It’s Oscar season again – which means it’s that time of the year when the least deserving films get a ton of ‘spotlight’ (pun not intended) and the ones that do deserve eyeballs are treated like adopted children by a tyrannical step mother.

To be fair the Academy did do some things right by giving films like Moonlight their due. This year’s nominees feel like they’re a panicked reaction to the drubbing that the Academy rightfully received last year when the Best Film nominees were revealed. It also led to the #OscarSoWhite campaign. And suddenly this year, the Oscars are not so white after all.

But that still didn’t offset their practice of completely snubbing some deserving films. Of course the popular narrative excuse is that winning an Oscar is a gift and not a birthright, but it’s hard to not be frustrated when films like the ones listed below are given the cold shoulder by the Academy.

Deadpool

Ask anyone to pick the most entertaining, most memorable film of 2016 and the immediate answer would be Tim Miller’s superhero cliché bashing Deadpool. When Deadpool flips in the air backwards and fires a bullet that goes through three different heads splattering blood on the camera, it’s some seriously dazzling fun.

If exquisitely choreographed action, ribtickling-ly funny dialogue, razor sharp editing, crowd pleasingly fun dark irony and an R rating that made every other film studio grow a pair and experiment does not equal cinema that deserves to be recognized by the Academy, then nothing does. The snub echoes James Cameron’s recent statement that the Academy generally never supports commercially successful films – which also explains why Amy Adams wasn’t nominated for Arrival that made an unexpected amount of money.

Swiss Army Man 

I can’t imagine how studio execs reacted when the Daniels pitched their film – which is a dark comedy about a lonely man’s bromance with a farting corpse. The fact that this film got made — with two recognizable stars, Daniel Radcliffe and Paul Dano as leads — was a feat in itself. It was incredible to see how the film turned into a heartwarming social commentary on man’s isolation in a post modern world.

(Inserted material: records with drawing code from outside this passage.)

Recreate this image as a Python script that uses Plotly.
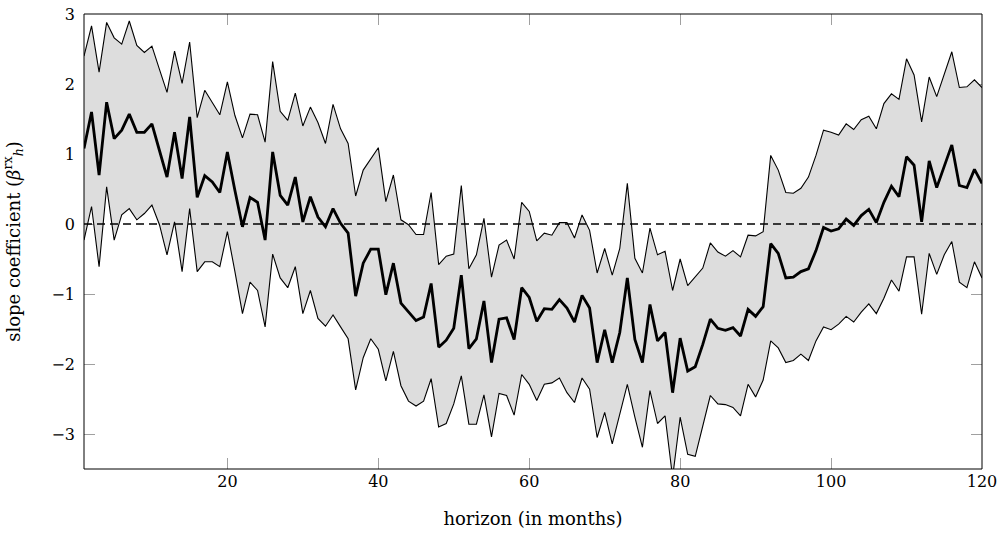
import plotly.graph_objects as go

horizon = list(range(1, 121))

upper = [
    2.40, 2.83, 2.17, 2.88, 2.66, 2.57, 2.90, 2.55, 2.45, 2.54,
    2.21, 1.88, 2.47, 2.01, 2.60, 1.52, 1.91, 1.74, 1.56, 2.03,
    1.55, 1.23, 1.57, 1.56, 1.17, 2.32, 1.61, 1.48, 1.87, 1.40,
    1.67, 1.45, 1.15, 1.71, 1.36, 1.15, 0.40, 0.77, 0.93, 1.09,
    0.32, 0.70, 0.06, -0.01, -0.15, -0.15, 0.45, -0.58, -0.46, -0.43,
    0.55, -0.64, -0.44, 0.08, -0.76, -0.30, -0.23, -0.50, 0.31, 0.18,
    -0.24, -0.13, -0.16, 0.02, 0.02, -0.20, 0.13, -0.09, -0.70, -0.35,
    -0.73, -0.35, 0.58, -0.49, -0.70, -0.06, -0.44, -0.39, -0.95, -0.50,
    -0.88, -0.76, -0.63, -0.27, -0.40, -0.46, -0.38, -0.47, -0.16, -0.17,
    -0.11, 0.98, 0.77, 0.45, 0.44, 0.51, 0.67, 0.98, 1.34, 1.31,
    1.27, 1.43, 1.35, 1.49, 1.54, 1.36, 1.72, 1.86, 1.78, 2.36,
    2.13, 1.46, 2.10, 1.82, 2.14, 2.46, 1.95, 1.96, 2.06, 1.95,
]

estimate = [
    1.08, 1.60, 0.70, 1.74, 1.22, 1.34, 1.57, 1.31, 1.31, 1.43,
    1.05, 0.67, 1.31, 0.65, 1.53, 0.38, 0.69, 0.60, 0.45, 1.03,
    0.48, -0.04, 0.38, 0.31, -0.23, 1.03, 0.41, 0.27, 0.67, 0.03,
    0.39, 0.10, -0.04, 0.22, 0.01, -0.13, -1.03, -0.56, -0.36, -0.36,
    -1.01, -0.56, -1.13, -1.25, -1.38, -1.33, -0.85, -1.76, -1.66, -1.49,
    -0.73, -1.78, -1.64, -1.10, -1.98, -1.36, -1.34, -1.65, -0.91, -1.05,
    -1.39, -1.21, -1.22, -1.08, -1.20, -1.40, -1.02, -1.20, -1.98, -1.51,
    -1.98, -1.55, -0.77, -1.65, -1.98, -1.15, -1.67, -1.55, -2.41, -1.63,
    -2.10, -2.04, -1.72, -1.36, -1.49, -1.52, -1.48, -1.60, -1.22, -1.32,
    -1.18, -0.28, -0.42, -0.77, -0.76, -0.68, -0.64, -0.38, -0.05, -0.10,
    -0.07, 0.07, -0.02, 0.12, 0.21, 0.02, 0.31, 0.54, 0.39, 0.96,
    0.84, 0.03, 0.90, 0.52, 0.83, 1.13, 0.55, 0.52, 0.78, 0.58,
]

lower = [
    -0.23, 0.25, -0.61, 0.53, -0.23, 0.13, 0.22, 0.06, 0.15, 0.27,
    -0.01, -0.44, 0.03, -0.68, 0.22, -0.68, -0.54, -0.54, -0.61, -0.11,
    -0.68, -1.28, -0.83, -0.95, -1.47, -0.43, -0.77, -0.91, -0.61, -1.28,
    -0.95, -1.35, -1.46, -1.30, -1.47, -1.64, -2.37, -1.91, -1.64, -1.79,
    -2.24, -1.82, -2.31, -2.53, -2.60, -2.53, -2.21, -2.90, -2.85, -2.57,
    -2.17, -2.86, -2.86, -2.44, -3.04, -2.42, -2.45, -2.73, -2.15, -2.29,
    -2.52, -2.29, -2.27, -2.20, -2.41, -2.55, -2.20, -2.36, -3.05, -2.69,
    -3.14, -2.72, -2.29, -2.76, -3.19, -2.38, -2.85, -2.74, -3.62, -2.76,
    -3.29, -3.32, -2.88, -2.45, -2.57, -2.58, -2.62, -2.74, -2.29, -2.47,
    -2.23, -1.67, -1.77, -1.98, -1.95, -1.86, -1.95, -1.67, -1.47, -1.51,
    -1.43, -1.32, -1.40, -1.26, -1.14, -1.28, -1.06, -0.80, -0.96, -0.47,
    -0.47, -1.29, -0.42, -0.72, -0.44, -0.25, -0.83, -0.91, -0.54, -0.77,
]

x_ticks = [20, 40, 60, 80, 100, 120]
y_ticks = [-3, -2, -1, 0, 1, 2, 3]
x_title = "horizon (in months)"
y_title = "slope coefficient (<i>β</i><sup>rx</sup><sub><i>h</i></sub>)"

FONT = "DejaVu Serif"

fig = go.Figure()
fig.add_trace(go.Scatter(x=horizon, y=lower, mode="lines",
                         line=dict(color="black", width=1.1),
                         showlegend=False, hoverinfo="skip"))
fig.add_trace(go.Scatter(x=horizon, y=upper, mode="lines", fill="tonexty",
                         fillcolor="#dddddd",
                         line=dict(color="black", width=1.1),
                         showlegend=False, hoverinfo="skip"))
fig.add_trace(go.Scatter(x=[horizon[0], horizon[-1]], y=[0, 0], mode="lines",
                         line=dict(color="black", width=1.3, dash="8px,5px"),
                         showlegend=False, hoverinfo="skip"))
fig.add_trace(go.Scatter(x=horizon, y=estimate, mode="lines",
                         line=dict(color="black", width=2.8),
                         showlegend=False, hoverinfo="skip"))

axis_common = dict(
    showgrid=False, zeroline=False, showline=False, automargin=False,
    ticks="inside", ticklen=11, tickwidth=1, tickcolor="#a0a0a0",
    mirror="ticks", layer="below traces",
    tickfont=dict(family=FONT, size=16, color="black"),
)

fig.update_xaxes(range=[1, 120], tickvals=x_ticks, ticklabelstandoff=1,
                 title=dict(text=x_title, font=dict(family=FONT, size=18, color="black"), standoff=22),
                 **axis_common)
fig.update_yaxes(range=[-3.5, 3], tickvals=y_ticks, ticklabelstandoff=8,
                 title=dict(text=y_title, font=dict(family=FONT, size=18, color="black"), standoff=26),
                 **axis_common)

fig.add_shape(type="rect", xref="paper", yref="paper", x0=0, x1=1, y0=0, y1=1,
              line=dict(color="black", width=1), layer="above")

fig.update_layout(
    width=999, height=537,
    margin=dict(l=84, r=17, t=14, b=68),
    paper_bgcolor="white", plot_bgcolor="white",
    font=dict(family=FONT, color="black"),
)

fig.write_html("out.html", config={"displayModeBar": False},
               post_script="document.body.style.margin='0';")
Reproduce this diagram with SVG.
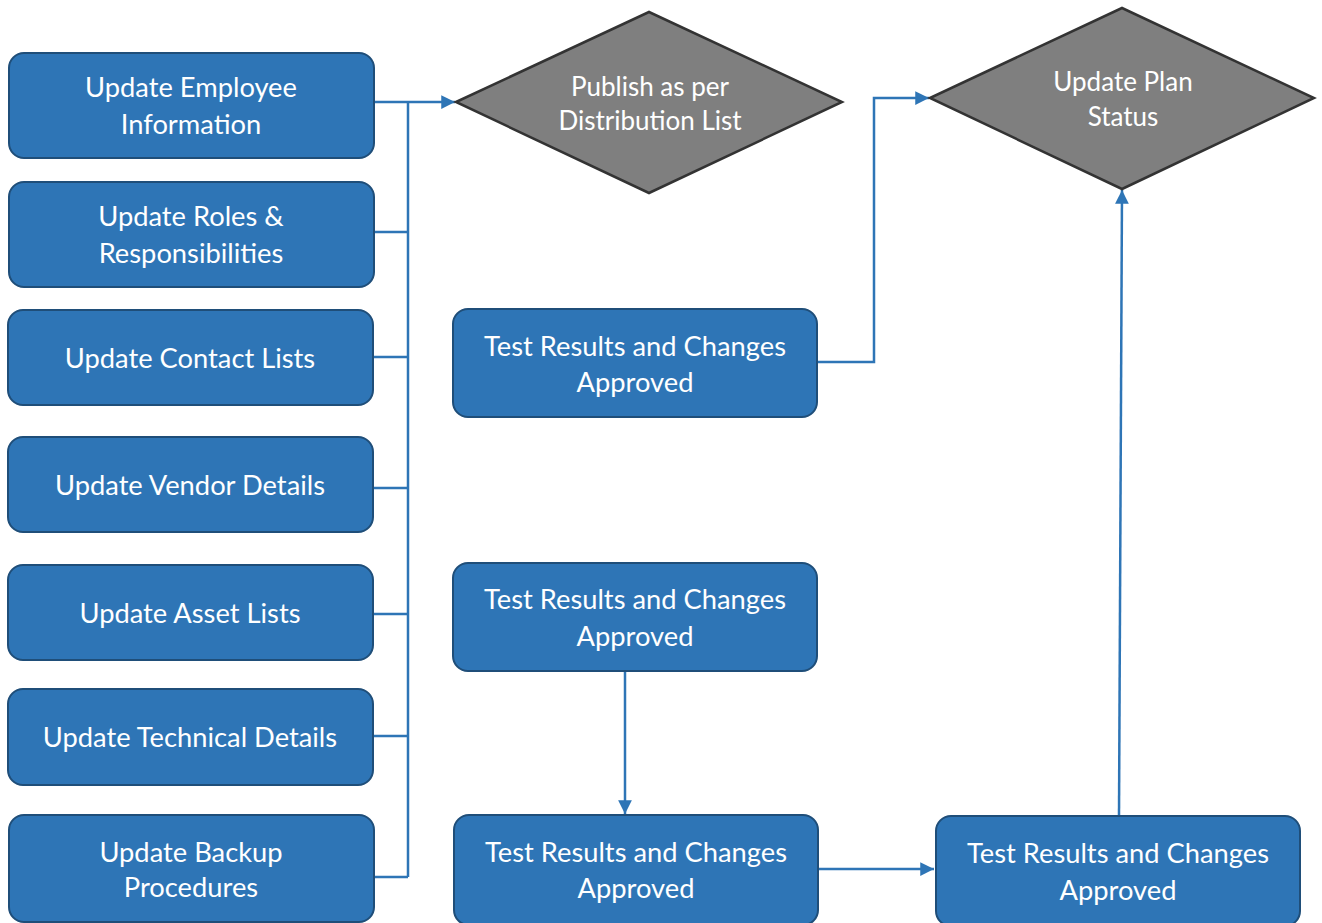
<svg xmlns="http://www.w3.org/2000/svg" width="1322" height="923" viewBox="0 0 1322 923">
  <defs>
    <marker id="arrow" viewBox="0 0 10 10" refX="10" refY="5" markerWidth="6" markerHeight="5.5" markerUnits="strokeWidth" orient="auto">
      <path d="M0,0 L10,5 L0,10 Z" fill="#2e75b6"/>
    </marker>
    <style>
      .box { fill: #2e75b6; stroke: #1f4e79; stroke-width: 2; }
      .dia { fill: #7f7f7f; stroke: #333333; stroke-width: 2.5; }
      .lbl { fill: #ffffff; font-family: Lato, "Open Sans", "Liberation Sans", sans-serif; font-size: 27.3px; text-anchor: middle; }
      .dlbl { font-size: 26px; }
      .wire { fill: none; stroke: #2e75b6; stroke-width: 2.5; }
    </style>
  </defs>
  <rect width="1322" height="923" fill="#ffffff"/>

  <!-- connectors -->
  <g id="connectors">
    <polyline class="wire" points="374,102 408,102"/>
    <polyline class="wire" points="408,102 455,102" marker-end="url(#arrow)"/>
    <polyline class="wire" points="408,102 408,877"/>
    <polyline class="wire" points="374,232 408,232"/>
    <polyline class="wire" points="373,357 408,357"/>
    <polyline class="wire" points="373,488 408,488"/>
    <polyline class="wire" points="373,614 408,614"/>
    <polyline class="wire" points="373,736 408,736"/>
    <polyline class="wire" points="374,877 408,877"/>
    <polyline class="wire" points="817,362 874,362 874,98 929,98" marker-end="url(#arrow)"/>
    <polyline class="wire" points="625,671 625,814" marker-end="url(#arrow)"/>
    <polyline class="wire" points="818,869 934,869" marker-end="url(#arrow)"/>
    <polyline class="wire" points="1119,816 1122,190" marker-end="url(#arrow)"/>
  </g>

  <!-- left column -->
  <g id="employee">
    <rect class="box" x="9" y="53" width="365" height="105" rx="15"/>
    <text class="lbl" x="191" y="97">Update Employee</text>
    <text class="lbl" x="191" y="134">Information</text>
  </g>
  <g id="roles">
    <rect class="box" x="9" y="182" width="365" height="105" rx="15"/>
    <text class="lbl" x="191" y="226">Update Roles &amp;</text>
    <text class="lbl" x="191" y="263">Responsibilities</text>
  </g>
  <g id="contacts">
    <rect class="box" x="8" y="310" width="365" height="95" rx="15"/>
    <text class="lbl" x="190" y="368">Update Contact Lists</text>
  </g>
  <g id="vendor">
    <rect class="box" x="8" y="437" width="365" height="95" rx="15"/>
    <text class="lbl" x="190" y="495">Update Vendor Details</text>
  </g>
  <g id="assets">
    <rect class="box" x="8" y="565" width="365" height="95" rx="15"/>
    <text class="lbl" x="190" y="623">Update Asset Lists</text>
  </g>
  <g id="technical">
    <rect class="box" x="8" y="689" width="365" height="96" rx="15"/>
    <text class="lbl" x="190" y="747">Update Technical Details</text>
  </g>
  <g id="backup">
    <rect class="box" x="9" y="815" width="365" height="107" rx="15"/>
    <text class="lbl" x="191" y="862">Update Backup</text>
    <text class="lbl" x="191" y="897">Procedures</text>
  </g>

  <!-- decisions -->
  <g id="publish">
    <polygon class="dia" points="456,102 649,12 842,102 649,193"/>
    <text class="lbl dlbl" x="650" y="96">Publish as per</text>
    <text class="lbl dlbl" x="650" y="130">Distribution List</text>
  </g>
  <g id="plan-status">
    <polygon class="dia" points="930,98 1122,8 1314,98 1122,189"/>
    <text class="lbl dlbl" x="1123" y="91">Update Plan</text>
    <text class="lbl dlbl" x="1123" y="126">Status</text>
  </g>

  <!-- approval steps -->
  <g id="approved-a">
    <rect class="box" x="453" y="309" width="364" height="108" rx="15"/>
    <text class="lbl" x="635" y="356">Test Results and Changes</text>
    <text class="lbl" x="635" y="392">Approved</text>
  </g>
  <g id="approved-b">
    <rect class="box" x="453" y="563" width="364" height="108" rx="15"/>
    <text class="lbl" x="635" y="609">Test Results and Changes</text>
    <text class="lbl" x="635" y="646">Approved</text>
  </g>
  <g id="approved-c">
    <rect class="box" x="454" y="815" width="364" height="110" rx="15"/>
    <text class="lbl" x="636" y="862">Test Results and Changes</text>
    <text class="lbl" x="636" y="898">Approved</text>
  </g>
  <g id="approved-d">
    <rect class="box" x="936" y="816" width="364" height="110" rx="15"/>
    <text class="lbl" x="1118" y="863">Test Results and Changes</text>
    <text class="lbl" x="1118" y="900">Approved</text>
  </g>
</svg>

There has never been a film like this one before, and it’s pitiable that the Academy cannot recognise uniqueness in cinema. Swiss Army Man has introduced a whole new cinematic language and it deserved some love from the Academy especially because it’s made by first time directors.

The Handmaiden 

Park Chan Wook is like the inverse of Meryl Streep. Every film that he does is terrific, but he never gets nominated. Not only did this film contain the best production design in 2016 but also a lushly messed up narrative typical of Wook’s work. It’s hard to justify the presence of some of the films in the Foreign Language nominations not just because they’re bland in comparison to The Handmaiden but also because they just don’t have the finesse and pitch black social commentary that Wook’s work offers so effortlessly.

Paterson 

If there’s a male performance that truly stands out in 2016, it’s Adam Driver’s exquisitely relatable turn as a bus driver in Jim Jarmusch’s Paterson. This is the kind of performance that says a lot without really mouthing much dialogue, much like the film in which a ton of things happen metaphorically even though the plot doesn’t move ahead physically.

Jarmusch’s direction feels like poetry in motion, bursting at its seams with symbolism and a lively beating heart. It’s the kind of a film a filmmaker or filmmaking community would appreciate because it’s about an artist struggling to emerge from the shell of an everyday man, and it deals with conflicts in an all too real manner.

The Witch 

Horror films get a bad rap because the good ones are seldom regarded as genuine works of art and are mostly dismissed as ‘scary movies to watch on a date’. The Witch, directed by debutant Robert Eggers is not that kind of a film; this is a solid, beautifully crafted drama with a supernatural twist that offers a surprising level of social interpretation.

The witch in the film is not present for mere shock value but as a tool to extrapolate the evils of mankind and the oppressive nature of religion as a whole. If there’s any consolation, the Academy did recognise Babak Anvari’s horror film Under the Shadow, which also offers a supernatural angle doubling as social commentary, but the Witch is simply a far superior film in every aspect.